Starving the Mekong by Reuters

Environmentalists have warned for decades that Mekong River dams were threatening the natural flow of sediment – a centuries-old system delivering nutrient-rich mud down the 5,000-km waterway to the fisheries and farms of the Mekong Delta. While an intergovernmental river commission was projecting steep sediment declines to come, residents were saying the fish were already getting smaller, the land less fertile, and the riverbanks crumbling away. No one had yet shown in data, however, that dams in China and Laos were indeed holding back soil. And China for years denied that the dams had any real impact.

‘Starving the Mekong’ offers exclusive and ground-breaking evidence to demonstrate that the dams are not only trapping sediment – but by staggering amounts.

Examining thousands of satellite images spanning three decades, Reuters analyzed sediment levels around four major dams on the Mekong.
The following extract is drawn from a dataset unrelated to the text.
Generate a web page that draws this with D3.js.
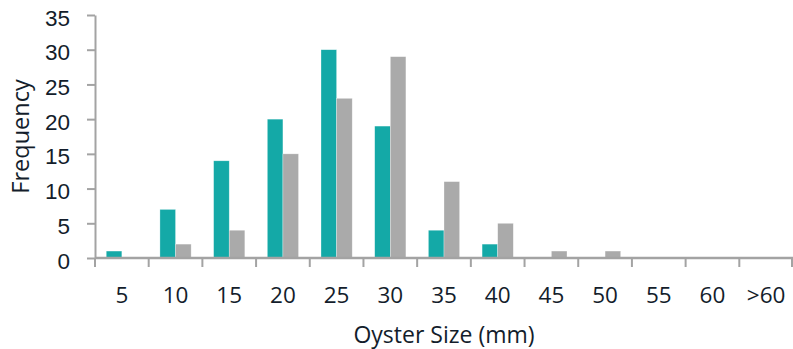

The analysis, done in cooperation with Germany-based aquatic remote sensing company EOMAP, calculated “turbidity” readings from the images – measuring the amount of light scattered by solid particles suspended in water – as a proxy for sediment levels.

Each of the four dams were shown to be reducing sediment flows by an average of 81%, the analysis shows – offering unprecedented evidence to support years of theories, estimates and anecdotes.